| Working data |
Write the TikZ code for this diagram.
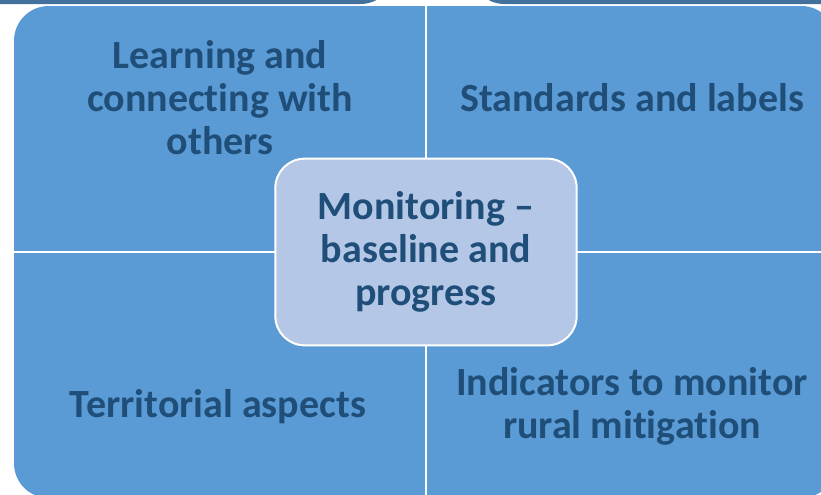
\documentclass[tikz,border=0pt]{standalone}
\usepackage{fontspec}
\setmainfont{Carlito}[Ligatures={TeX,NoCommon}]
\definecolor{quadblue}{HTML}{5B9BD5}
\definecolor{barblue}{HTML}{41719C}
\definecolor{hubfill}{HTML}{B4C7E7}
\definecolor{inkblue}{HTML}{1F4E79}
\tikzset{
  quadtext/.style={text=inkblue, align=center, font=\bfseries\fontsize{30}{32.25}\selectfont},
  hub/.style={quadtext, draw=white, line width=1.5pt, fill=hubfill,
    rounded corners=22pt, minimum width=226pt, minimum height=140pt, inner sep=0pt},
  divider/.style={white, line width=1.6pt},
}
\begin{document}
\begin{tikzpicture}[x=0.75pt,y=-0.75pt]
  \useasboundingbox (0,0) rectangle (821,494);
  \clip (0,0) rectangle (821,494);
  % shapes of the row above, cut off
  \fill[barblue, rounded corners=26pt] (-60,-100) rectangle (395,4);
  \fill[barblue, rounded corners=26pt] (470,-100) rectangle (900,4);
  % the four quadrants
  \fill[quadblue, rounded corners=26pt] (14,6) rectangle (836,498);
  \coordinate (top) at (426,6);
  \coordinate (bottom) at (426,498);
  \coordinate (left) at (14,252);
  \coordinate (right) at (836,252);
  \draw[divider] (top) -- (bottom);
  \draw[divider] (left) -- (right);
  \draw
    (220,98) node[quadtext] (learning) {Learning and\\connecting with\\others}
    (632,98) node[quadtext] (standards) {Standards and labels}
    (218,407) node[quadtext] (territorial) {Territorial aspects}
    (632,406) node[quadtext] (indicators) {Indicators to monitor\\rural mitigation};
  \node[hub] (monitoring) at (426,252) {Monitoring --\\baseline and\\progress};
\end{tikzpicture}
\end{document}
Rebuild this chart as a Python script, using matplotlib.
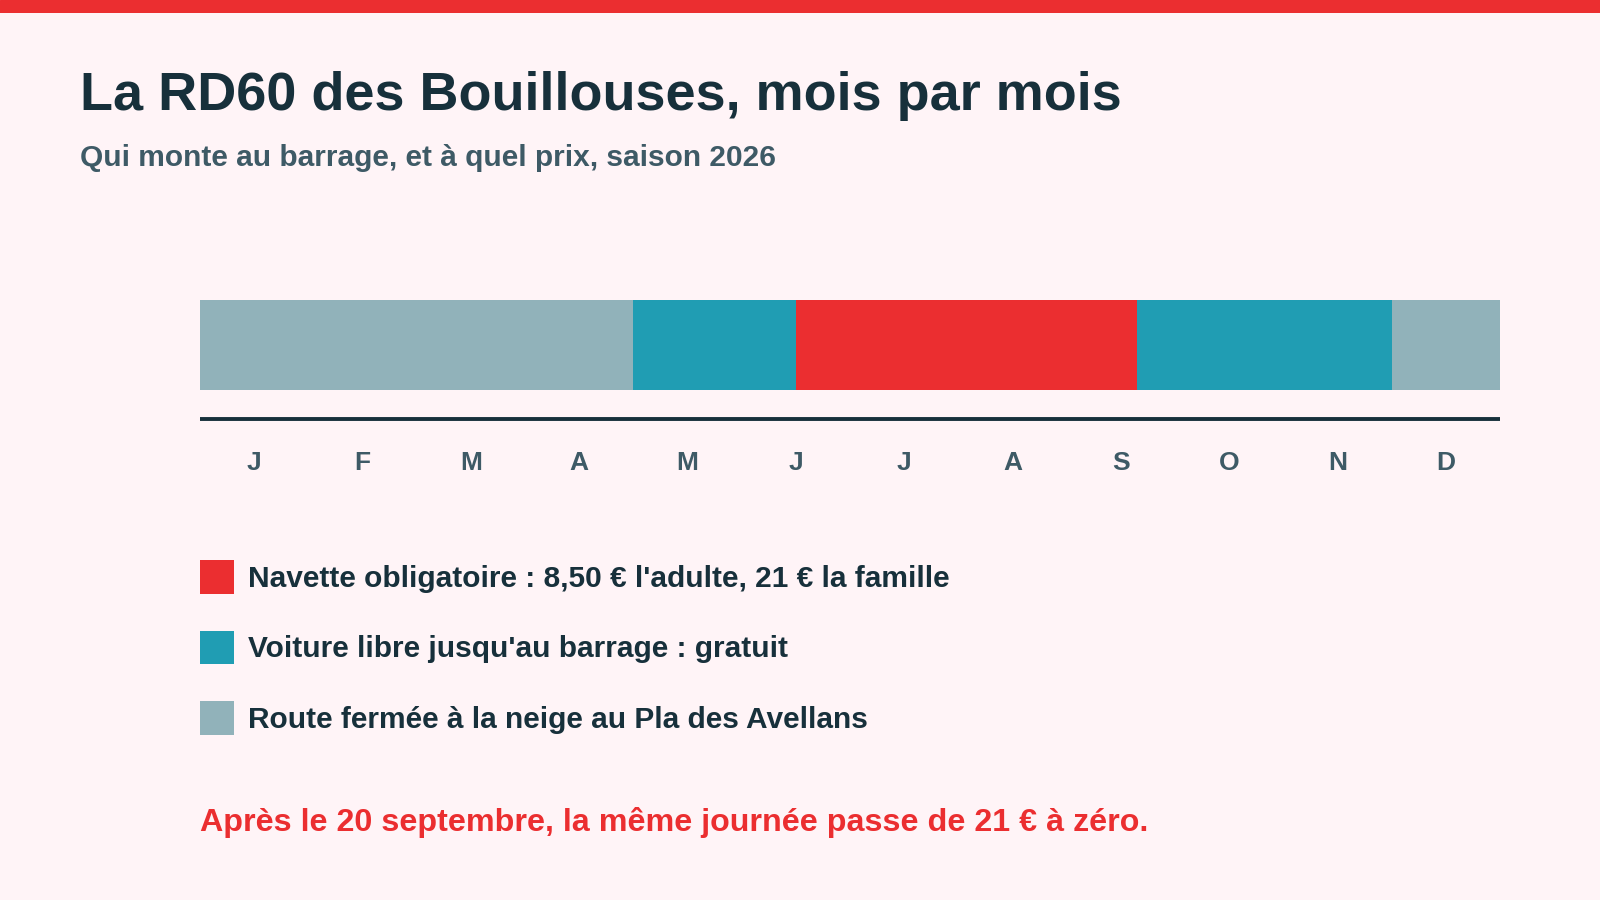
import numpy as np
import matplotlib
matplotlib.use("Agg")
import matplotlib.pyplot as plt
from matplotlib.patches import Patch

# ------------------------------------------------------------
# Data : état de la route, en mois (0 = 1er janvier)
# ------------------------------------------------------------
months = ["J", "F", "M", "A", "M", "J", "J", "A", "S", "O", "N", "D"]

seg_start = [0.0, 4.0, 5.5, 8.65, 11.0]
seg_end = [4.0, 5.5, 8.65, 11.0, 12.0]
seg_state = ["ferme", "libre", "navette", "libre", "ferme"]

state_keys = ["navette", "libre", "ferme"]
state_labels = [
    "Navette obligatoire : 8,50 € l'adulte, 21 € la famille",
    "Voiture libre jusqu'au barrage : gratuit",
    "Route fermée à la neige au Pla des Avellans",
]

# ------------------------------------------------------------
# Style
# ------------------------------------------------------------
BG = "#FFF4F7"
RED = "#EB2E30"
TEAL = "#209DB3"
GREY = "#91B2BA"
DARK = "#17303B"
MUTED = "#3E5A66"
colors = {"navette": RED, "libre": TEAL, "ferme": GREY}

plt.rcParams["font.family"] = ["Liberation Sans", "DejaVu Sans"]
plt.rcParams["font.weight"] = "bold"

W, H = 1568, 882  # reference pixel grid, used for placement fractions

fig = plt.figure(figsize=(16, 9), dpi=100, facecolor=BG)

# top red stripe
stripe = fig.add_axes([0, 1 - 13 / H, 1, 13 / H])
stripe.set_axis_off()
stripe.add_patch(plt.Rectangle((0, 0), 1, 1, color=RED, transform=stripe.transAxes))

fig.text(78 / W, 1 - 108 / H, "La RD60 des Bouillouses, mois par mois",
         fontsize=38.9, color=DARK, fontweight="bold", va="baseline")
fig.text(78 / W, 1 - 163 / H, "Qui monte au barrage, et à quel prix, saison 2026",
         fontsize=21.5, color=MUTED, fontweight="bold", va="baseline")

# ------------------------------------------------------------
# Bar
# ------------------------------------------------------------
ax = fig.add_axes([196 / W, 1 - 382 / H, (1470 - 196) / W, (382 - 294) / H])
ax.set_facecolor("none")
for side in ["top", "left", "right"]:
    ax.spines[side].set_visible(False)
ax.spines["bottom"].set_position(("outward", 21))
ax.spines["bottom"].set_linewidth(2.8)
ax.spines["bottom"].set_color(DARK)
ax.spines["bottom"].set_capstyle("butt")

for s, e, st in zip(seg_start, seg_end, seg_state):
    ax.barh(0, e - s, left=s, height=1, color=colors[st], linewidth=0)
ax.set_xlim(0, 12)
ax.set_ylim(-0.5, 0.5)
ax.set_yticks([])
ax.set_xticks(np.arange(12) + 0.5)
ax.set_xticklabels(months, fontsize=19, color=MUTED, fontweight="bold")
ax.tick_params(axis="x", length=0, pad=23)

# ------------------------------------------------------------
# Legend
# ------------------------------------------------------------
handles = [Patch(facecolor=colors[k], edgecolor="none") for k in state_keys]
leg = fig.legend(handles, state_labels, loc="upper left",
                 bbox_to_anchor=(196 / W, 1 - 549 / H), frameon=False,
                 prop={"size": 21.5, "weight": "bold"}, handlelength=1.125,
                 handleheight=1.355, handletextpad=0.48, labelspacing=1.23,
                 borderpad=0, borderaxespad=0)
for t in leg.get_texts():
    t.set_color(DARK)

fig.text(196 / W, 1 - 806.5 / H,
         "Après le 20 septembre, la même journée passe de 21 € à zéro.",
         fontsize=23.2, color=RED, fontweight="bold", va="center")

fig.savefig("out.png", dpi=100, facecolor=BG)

==

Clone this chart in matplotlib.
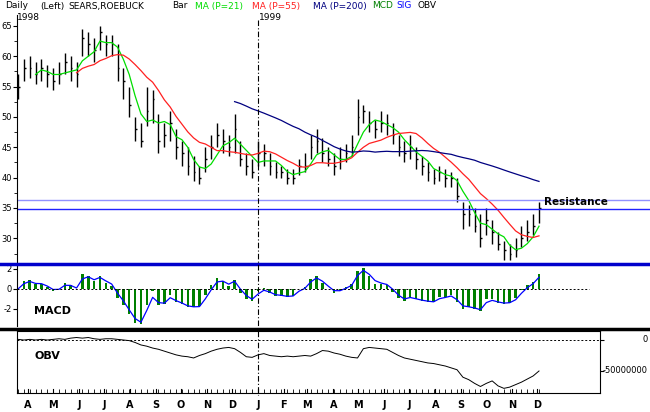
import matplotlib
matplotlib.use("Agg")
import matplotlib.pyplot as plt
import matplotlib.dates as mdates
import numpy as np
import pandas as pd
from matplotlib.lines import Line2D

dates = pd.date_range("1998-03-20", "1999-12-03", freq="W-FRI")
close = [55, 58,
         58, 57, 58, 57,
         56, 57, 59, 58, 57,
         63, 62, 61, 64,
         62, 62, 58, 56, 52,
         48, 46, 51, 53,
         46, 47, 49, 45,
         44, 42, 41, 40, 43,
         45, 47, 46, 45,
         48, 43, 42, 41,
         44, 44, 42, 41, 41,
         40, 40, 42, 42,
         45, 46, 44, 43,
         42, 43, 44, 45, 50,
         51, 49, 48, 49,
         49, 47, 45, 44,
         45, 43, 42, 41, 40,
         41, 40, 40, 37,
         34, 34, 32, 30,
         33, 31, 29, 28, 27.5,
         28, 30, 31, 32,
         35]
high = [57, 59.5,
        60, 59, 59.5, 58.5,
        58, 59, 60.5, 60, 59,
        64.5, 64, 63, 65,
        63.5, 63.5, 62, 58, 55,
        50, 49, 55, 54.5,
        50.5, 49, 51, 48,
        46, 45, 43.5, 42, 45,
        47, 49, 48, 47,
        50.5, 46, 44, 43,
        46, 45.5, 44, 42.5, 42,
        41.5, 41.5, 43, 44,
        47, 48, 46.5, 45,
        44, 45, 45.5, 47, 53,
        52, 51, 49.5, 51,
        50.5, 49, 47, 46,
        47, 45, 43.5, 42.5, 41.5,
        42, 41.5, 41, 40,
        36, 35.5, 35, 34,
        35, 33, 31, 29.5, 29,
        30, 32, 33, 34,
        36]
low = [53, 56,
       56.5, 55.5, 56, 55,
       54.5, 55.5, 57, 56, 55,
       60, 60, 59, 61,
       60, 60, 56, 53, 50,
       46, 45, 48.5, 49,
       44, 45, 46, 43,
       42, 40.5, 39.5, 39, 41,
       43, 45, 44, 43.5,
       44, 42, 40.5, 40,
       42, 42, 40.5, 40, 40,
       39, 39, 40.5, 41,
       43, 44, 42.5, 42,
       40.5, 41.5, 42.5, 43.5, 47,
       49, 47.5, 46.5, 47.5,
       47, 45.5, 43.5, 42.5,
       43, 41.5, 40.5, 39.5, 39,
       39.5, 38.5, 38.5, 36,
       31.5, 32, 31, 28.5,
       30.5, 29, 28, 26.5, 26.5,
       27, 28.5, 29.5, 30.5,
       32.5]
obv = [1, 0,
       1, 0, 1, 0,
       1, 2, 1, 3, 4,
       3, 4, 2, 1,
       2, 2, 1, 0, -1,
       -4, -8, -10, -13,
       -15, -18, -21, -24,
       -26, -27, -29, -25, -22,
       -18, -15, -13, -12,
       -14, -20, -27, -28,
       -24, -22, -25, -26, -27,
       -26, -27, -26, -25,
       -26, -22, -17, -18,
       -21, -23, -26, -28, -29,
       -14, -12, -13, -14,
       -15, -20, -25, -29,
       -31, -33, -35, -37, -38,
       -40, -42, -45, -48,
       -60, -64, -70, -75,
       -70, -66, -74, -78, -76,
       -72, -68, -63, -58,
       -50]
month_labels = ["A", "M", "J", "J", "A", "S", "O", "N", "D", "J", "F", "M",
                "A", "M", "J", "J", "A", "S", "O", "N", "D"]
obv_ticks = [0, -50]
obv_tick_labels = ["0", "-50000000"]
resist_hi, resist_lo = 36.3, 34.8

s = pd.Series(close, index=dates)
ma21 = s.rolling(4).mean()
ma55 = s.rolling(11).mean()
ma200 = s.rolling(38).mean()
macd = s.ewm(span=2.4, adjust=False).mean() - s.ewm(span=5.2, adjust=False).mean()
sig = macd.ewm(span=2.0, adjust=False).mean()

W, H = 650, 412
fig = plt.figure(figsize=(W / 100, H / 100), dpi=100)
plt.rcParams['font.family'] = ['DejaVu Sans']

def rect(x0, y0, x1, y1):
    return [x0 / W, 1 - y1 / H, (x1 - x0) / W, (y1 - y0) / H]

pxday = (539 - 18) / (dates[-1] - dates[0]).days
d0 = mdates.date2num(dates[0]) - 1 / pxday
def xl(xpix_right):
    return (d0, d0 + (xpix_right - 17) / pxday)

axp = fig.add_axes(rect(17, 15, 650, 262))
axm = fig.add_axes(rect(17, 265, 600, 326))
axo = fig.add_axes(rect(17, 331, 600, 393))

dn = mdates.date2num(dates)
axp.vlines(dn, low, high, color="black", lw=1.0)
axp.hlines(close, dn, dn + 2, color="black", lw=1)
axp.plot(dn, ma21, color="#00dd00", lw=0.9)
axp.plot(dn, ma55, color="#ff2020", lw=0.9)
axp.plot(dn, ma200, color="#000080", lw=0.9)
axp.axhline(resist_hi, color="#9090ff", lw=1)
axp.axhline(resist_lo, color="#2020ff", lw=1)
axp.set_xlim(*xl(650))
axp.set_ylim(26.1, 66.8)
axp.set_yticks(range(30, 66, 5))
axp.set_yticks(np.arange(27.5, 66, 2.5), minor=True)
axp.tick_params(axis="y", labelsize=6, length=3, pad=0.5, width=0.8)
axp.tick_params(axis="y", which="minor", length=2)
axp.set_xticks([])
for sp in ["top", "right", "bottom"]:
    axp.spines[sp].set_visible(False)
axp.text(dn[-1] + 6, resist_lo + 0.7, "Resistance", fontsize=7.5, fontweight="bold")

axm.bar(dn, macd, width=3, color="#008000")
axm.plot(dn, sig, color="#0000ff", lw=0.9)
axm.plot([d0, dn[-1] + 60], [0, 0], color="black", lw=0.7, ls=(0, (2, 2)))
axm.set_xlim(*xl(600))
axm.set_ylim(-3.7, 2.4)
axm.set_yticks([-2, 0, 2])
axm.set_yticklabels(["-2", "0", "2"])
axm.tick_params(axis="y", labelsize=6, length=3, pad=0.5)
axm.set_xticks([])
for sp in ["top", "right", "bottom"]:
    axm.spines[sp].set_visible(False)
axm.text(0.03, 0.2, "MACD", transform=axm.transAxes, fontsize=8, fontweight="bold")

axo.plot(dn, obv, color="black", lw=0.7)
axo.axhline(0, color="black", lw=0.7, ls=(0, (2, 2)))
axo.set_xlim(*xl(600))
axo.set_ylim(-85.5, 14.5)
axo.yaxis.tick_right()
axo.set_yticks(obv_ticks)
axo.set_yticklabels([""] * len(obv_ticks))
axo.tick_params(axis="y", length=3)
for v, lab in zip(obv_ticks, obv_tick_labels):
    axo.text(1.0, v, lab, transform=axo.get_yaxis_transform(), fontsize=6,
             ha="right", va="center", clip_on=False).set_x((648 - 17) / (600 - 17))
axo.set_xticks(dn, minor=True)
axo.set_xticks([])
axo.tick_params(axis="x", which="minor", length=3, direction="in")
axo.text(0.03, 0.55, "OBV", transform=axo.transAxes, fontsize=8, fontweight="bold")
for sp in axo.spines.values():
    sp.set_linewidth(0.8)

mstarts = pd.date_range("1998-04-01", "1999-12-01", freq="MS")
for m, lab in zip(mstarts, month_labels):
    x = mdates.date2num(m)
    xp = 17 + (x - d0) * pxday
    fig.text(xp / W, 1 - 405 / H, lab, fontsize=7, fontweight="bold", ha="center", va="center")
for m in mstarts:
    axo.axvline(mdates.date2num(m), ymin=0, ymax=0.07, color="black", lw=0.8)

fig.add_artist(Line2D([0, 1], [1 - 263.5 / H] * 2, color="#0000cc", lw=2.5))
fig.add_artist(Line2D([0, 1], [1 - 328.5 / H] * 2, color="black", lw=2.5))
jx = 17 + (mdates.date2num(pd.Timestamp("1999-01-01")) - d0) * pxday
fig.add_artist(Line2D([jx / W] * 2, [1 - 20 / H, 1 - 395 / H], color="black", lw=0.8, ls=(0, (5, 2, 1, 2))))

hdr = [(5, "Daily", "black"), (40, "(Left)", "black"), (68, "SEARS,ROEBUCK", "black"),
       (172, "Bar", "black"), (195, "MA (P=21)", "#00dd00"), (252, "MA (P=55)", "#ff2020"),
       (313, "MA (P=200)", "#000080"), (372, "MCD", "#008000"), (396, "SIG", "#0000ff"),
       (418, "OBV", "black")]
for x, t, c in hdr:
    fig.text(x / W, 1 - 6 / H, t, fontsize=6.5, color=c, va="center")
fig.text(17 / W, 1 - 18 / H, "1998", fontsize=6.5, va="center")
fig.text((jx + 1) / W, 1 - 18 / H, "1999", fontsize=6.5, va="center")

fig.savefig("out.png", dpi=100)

| Your objective |
From the records above, extract the lines from the one holding "Clone this chart in matplotlib." through the one holding "from matplotlib.lines import Line2D", word for word; omit the pictures.

| Full solution |
Clone this chart in matplotlib.
import matplotlib
matplotlib.use("Agg")
import matplotlib.pyplot as plt
import matplotlib.dates as mdates
import numpy as np
import pandas as pd
from matplotlib.lines import Line2D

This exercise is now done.